I missed wishing everyone a happy Valentine’s Day, so I looked up holidays for February 15. Check it out! Some good ones. First off, Susan B. Anthony’s birthday.

Susan B. Anthony was born to Quaker parents with long activist traditions on February 15, 1820 in Adams, Massachusetts. She campaigned for the abolition of slavery, women’s right to their own property and earnings, and women’s labor organizations. In 1900, Anthony persuaded  the University of Rochester to admit women. She was a tireless supporter of women’s suffrage and was arrested in 1872 for voting, but legal maneuvering meant that her case never went to the Supreme Court. Women did not win the vote until fourteen years after her death.

Also celebrated on February 15: Galileo’s birthday. Born in 1564 (or so), Galileo was an Italian physicist, mathematician, astronomer, and philosopher. His achievements include improvements to the telescope; his astronomical observations advanced the Copernican theory that the earth and other planets revolved around the sun, the discovery of the four largest satellites of Jupiter (named the Galilean moons in his honour), and the analysis of sunspots. The Inquisition tried him for heresy and found him guilty, and he spent the rest of his life imprisoned in his house.

John Sutter was born on February 15, 1803, in Baden, Germany, came to the United States, and settled in California. He qualified for a land grant and was given 48,000 acres to farm. He established a town, set up a trading fort, and propered—until 1848, when James Marshall saw gold in his stream, launching the gold rush. Squatters came by the thousands, destroying his crops and butchering his herds. By 1852, the town was devastated and Sutter was bankrupt.

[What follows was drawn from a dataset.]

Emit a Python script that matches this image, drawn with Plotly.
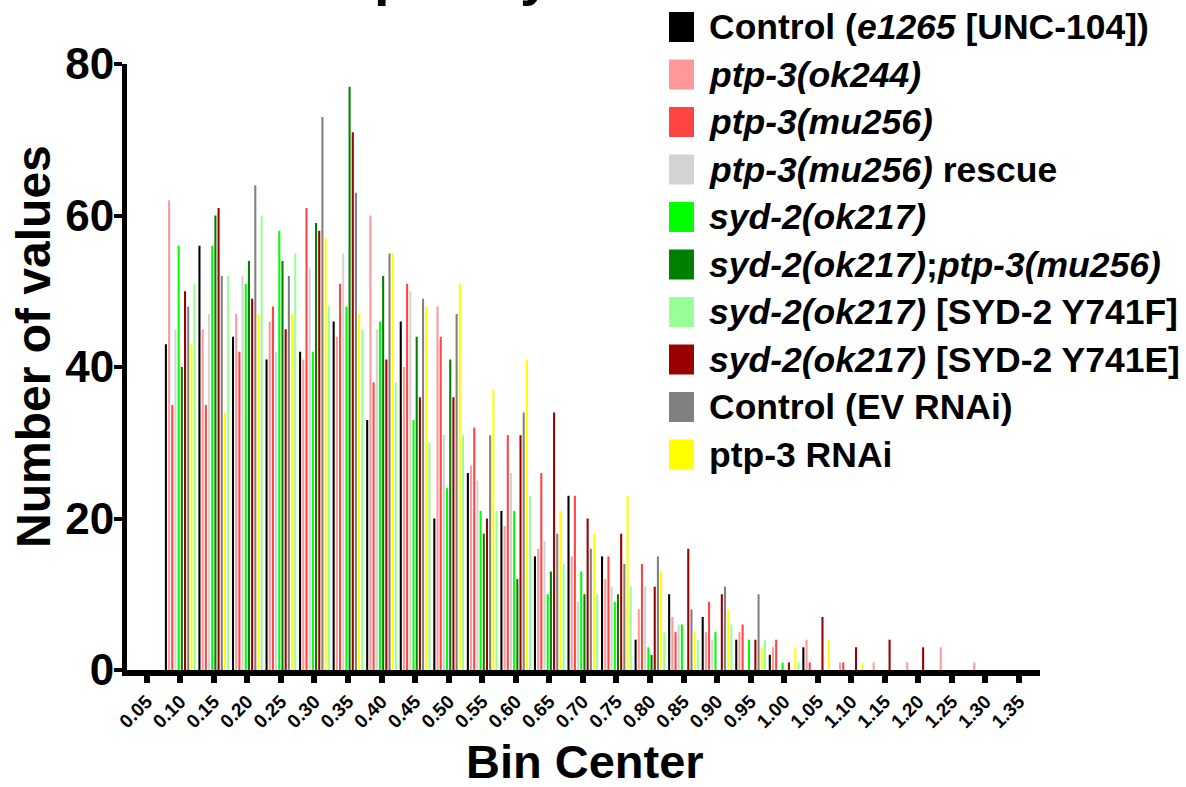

February 15 is National Gumdrop Day! (Possibly also known as Happy Dentist Day.) Gumdrops were invented in the 1800s, and although Congress has never sanctioned National Gumdrop Day and no president has honored it with a proclamation, Milton-Bradley did immortalize the confection in its Candyland board game. First introduced in 1949, the game includes Gumdrop Mountain and Gumdrop Pass. Chew on that, my friends!